Skip to main content

Saudi-born buy-now-pay-later provider Tamara has lined up a debt facility of up to US $150 million from Goldman Sachs, giving the three-year-old fintech extra firepower to widen its product mix and reach more shoppers across the Gulf.

The agreement—described by Tamara as a first-of-its-kind deal for the region—lifts the start-up’s combined equity and debt funding to US $366 million since its September 2020 launch. Tamara says the fresh capital will meet surging demand for its flagship BNPL checkout option and bankroll expansion into “new verticals” still under wraps.
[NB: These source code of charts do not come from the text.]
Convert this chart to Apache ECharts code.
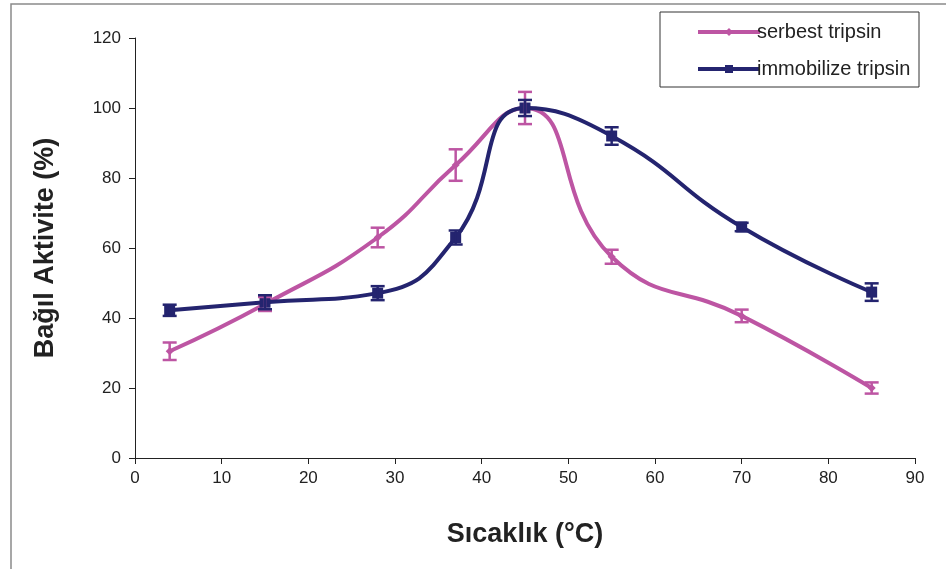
<!DOCTYPE html>
<html>
<head>
<meta charset="utf-8">
<script src="https://cdn.jsdelivr.net/npm/echarts@6/dist/echarts.min.js"></script>
<style>
  html, body { margin: 0; padding: 0; background: #fff; }
  #main { width: 946px; height: 569px; }
</style>
</head>
<body>
<div id="main"></div>
<script>
// sıcaklık (°C)
var temps = [4, 15, 28, 37, 45, 55, 70, 85];
var serbest = [30.5, 44, 63, 83.7, 100, 57.5, 40.6, 20];
var serbestErr = [2.5, 2, 2.8, 4.5, 4.6, 2, 1.8, 1.6];
var immob = [42.2, 44.5, 47.1, 63, 100, 92, 66, 47.4];
var immobErr = [1.6, 2, 2, 2, 2.3, 2.5, 1.2, 2.5];

var pink = '#BD55A3';
var navy = '#24246F';

function pairs(ys) {
  return temps.map(function (t, i) { return [t, ys[i]]; });
}
function errData(ys, es) {
  return temps.map(function (t, i) { return [t, ys[i] - es[i], ys[i] + es[i]]; });
}
function errSeries(name, ys, es, color) {
  return {
    name: name + ' err',
    type: 'custom',
    data: errData(ys, es),
    z: 5,
    renderItem: function (params, api) {
      var lo = api.coord([api.value(0), api.value(1)]);
      var hi = api.coord([api.value(0), api.value(2)]);
      var w = 7;
      var st = { stroke: color, lineWidth: 2.5 };
      return {
        type: 'group',
        children: [
          { type: 'line', shape: { x1: lo[0], y1: lo[1], x2: hi[0], y2: hi[1] }, style: st },
          { type: 'line', shape: { x1: lo[0] - w, y1: lo[1], x2: lo[0] + w, y2: lo[1] }, style: st },
          { type: 'line', shape: { x1: hi[0] - w, y1: hi[1], x2: hi[0] + w, y2: hi[1] }, style: st }
        ]
      };
    }
  };
}

var myChart = echarts.init(document.getElementById('main'));
myChart.setOption({
  animation: false,
  textStyle: { fontFamily: 'Liberation Sans, Arial, sans-serif' },
  grid: { left: 135, right: 31, top: 38, bottom: 111 },
  graphic: [{
    type: 'rect',
    shape: { x: 11, y: 4, width: 960, height: 600 },
    style: { fill: 'none', stroke: '#8a8a8a', lineWidth: 1.5 },
    silent: true
  }, {
    type: 'rect',
    shape: { x: 660, y: 12, width: 259, height: 75 },
    style: { fill: '#fff', stroke: '#333', lineWidth: 1 },
    z: 0,
    silent: true
  }],
  legend: {
    orient: 'vertical',
    left: 691,
    top: 17,
    itemGap: 17,
    itemWidth: 62,
    itemHeight: 10,
    lineStyle: { width: 4 },
    textStyle: { fontSize: 20, color: '#222', padding: [0, 0, 0, -8] },
    data: ['serbest tripsin', 'immobilize tripsin']
  },
  xAxis: {
    type: 'value',
    min: 0,
    max: 90,
    interval: 10,
    name: 'Sıcaklık (°C)',
    nameLocation: 'middle',
    nameGap: 63,
    nameTextStyle: { fontSize: 27, fontWeight: 'bold', color: '#222' },
    axisLine: { lineStyle: { color: '#222', width: 1 } },
    axisTick: { show: true, length: 6, lineStyle: { color: '#222' } },
    axisLabel: { fontSize: 17, color: '#222', margin: 12 },
    splitLine: { show: false }
  },
  yAxis: {
    type: 'value',
    min: 0,
    max: 120,
    interval: 20,
    name: 'Bağıl Aktivite (%)',
    nameLocation: 'middle',
    nameGap: 76,
    nameRotate: 90,
    nameTextStyle: { fontSize: 27, fontWeight: 'bold', color: '#222' },
    axisLine: { show: true, lineStyle: { color: '#222', width: 1 } },
    axisTick: { show: true, length: 6, lineStyle: { color: '#222' } },
    axisLabel: { fontSize: 17, color: '#222', margin: 14 },
    splitLine: { show: false }
  },
  series: [{
    name: 'serbest tripsin',
    type: 'line',
    smooth: 0.5,
    data: pairs(serbest),
    symbol: 'diamond',
    symbolSize: 8,
    z: 3,
    lineStyle: { color: pink, width: 4 },
    itemStyle: { color: pink }
  }, {
    name: 'immobilize tripsin',
    type: 'line',
    smooth: 0.5,
    data: pairs(immob),
    symbol: 'rect',
    symbolSize: 11,
    z: 4,
    lineStyle: { color: navy, width: 4 },
    itemStyle: { color: navy }
  },
  errSeries('serbest tripsin', serbest, serbestErr, pink),
  errSeries('immobilize tripsin', immob, immobErr, navy)
  ]
});
</script>
</body>
</html>
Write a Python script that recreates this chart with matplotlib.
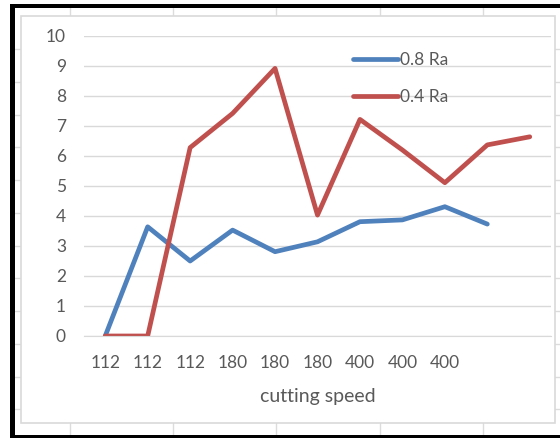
import matplotlib.pyplot as plt
from matplotlib.patches import Rectangle
from matplotlib.lines import Line2D

plt.rcParams['font.family'] = ['Lato', 'DejaVu Sans']

# data
speed_labels = ["112", "112", "112", "180", "180", "180", "400", "400", "400"]
ra_08 = [0, 3.64, 2.5, 3.53, 2.81, 3.14, 3.81, 3.87, 4.31, 3.73]
ra_04 = [0, 0, 6.28, 7.42, 8.92, 4.03, 7.22, 6.2, 5.11, 6.37, 6.64]

W, H = 560, 438
BLUE = "#4F81BD"
RED = "#C0504D"
TXT = "#595959"


def fx(x):
    return x / W


def fy(y):
    return 1 - y / H


fig = plt.figure(figsize=(W / 100, H / 100), dpi=100)
fig.patch.set_facecolor("white")

# spreadsheet cell lines behind the chart
cell_col = "#DCDCDC"
for x in [70, 173, 276, 380, 483]:
    fig.add_artist(Line2D([fx(x), fx(x)], [fy(8), fy(435)], color=cell_col, lw=1, zorder=-3))
for y in [49, 82, 115, 147, 180, 213, 246, 278, 311, 344, 377, 409]:
    fig.add_artist(Line2D([fx(15), fx(560)], [fy(y), fy(y)], color=cell_col, lw=1, zorder=-3))

# chart area
fig.add_artist(Rectangle((fx(21), fy(423)), fx(555) - fx(21), fy(16) - fy(423),
                         facecolor="white", edgecolor="#D9D9D9", lw=1.2, zorder=-2))

# black screenshot frame
fig.add_artist(Rectangle((fx(10), fy(8)), fx(560) - fx(10), 4 / H, color="black", lw=0, zorder=5))
fig.add_artist(Rectangle((fx(10), fy(438)), 5 / W, fy(4) - fy(438), color="black", lw=0, zorder=5))
fig.add_artist(Rectangle((fx(10), fy(438)), fx(560) - fx(10), 3 / H, color="black", lw=0, zorder=5))

ax = fig.add_axes([fx(84), fy(336), fx(551) - fx(84), fy(36) - fy(336)])
ax.set_facecolor("none")

ax.plot(range(len(ra_08)), ra_08, color=BLUE, lw=3.4, label="0.8 Ra",
        solid_joinstyle="round", solid_capstyle="round")
ax.plot(range(len(ra_04)), ra_04, color=RED, lw=3.4, label="0.4 Ra",
        solid_joinstyle="round", solid_capstyle="round")

ax.set_xlim(-0.5, len(ra_04) - 0.5)
ax.set_ylim(0, 10)
ax.set_yticks(range(0, 11))
ax.set_xticks(range(len(speed_labels)))
ax.set_xticklabels(speed_labels)
ax.grid(axis="y", color="#D9D9D9", lw=1)
ax.set_axisbelow(True)
for s in ["top", "right", "left"]:
    ax.spines[s].set_visible(False)
ax.spines["bottom"].set_color("#D9D9D9")
ax.tick_params(length=0, labelsize=12.5, colors=TXT)
ax.tick_params(axis="y", pad=13)
ax.tick_params(axis="x", pad=14)
ax.set_xlabel("cutting speed", fontsize=14, color=TXT, labelpad=12)

ax.legend(loc="upper left", bbox_to_anchor=(0.576, 0.948), frameon=False,
          fontsize=12.5, labelcolor=TXT, handlelength=2.6, handletextpad=0.1,
          labelspacing=1.21, borderpad=0, borderaxespad=0)

fig.savefig("out.png", dpi=100)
Headquartered in Riyadh with offices in Dubai and Berlin, the company already serves six million customers in Saudi Arabia, the UAE, Kuwait and Bahrain and plugs into more than 15,000 merchants, including IKEA, Jarir, SHEIN, Noon and H&M. Management argues the Gulf’s demographics play to BNPL’s strengths: roughly 70 percent of the population is millennial or Gen Z, smartphone penetration tops 100 percent, and online retail keeps rising even as global macro headwinds bite. Tamara earns a fee from merchants on each transaction while settling purchases upfront for consumers, a model that helped the firm double gross merchandise value in 2024 according to people familiar with its numbers. Goldman’s involvement signals international appetite for Gulf fintech credit; peers across emerging markets have often struggled to secure large-scale, dollar-denominated facilities amid tighter conditions.

“The company has shown the ability to scale a complex B2B and B2C business model, and BNPL is just an initial offering,” said co-founder and CEO Abdulmajeed Alsukhan.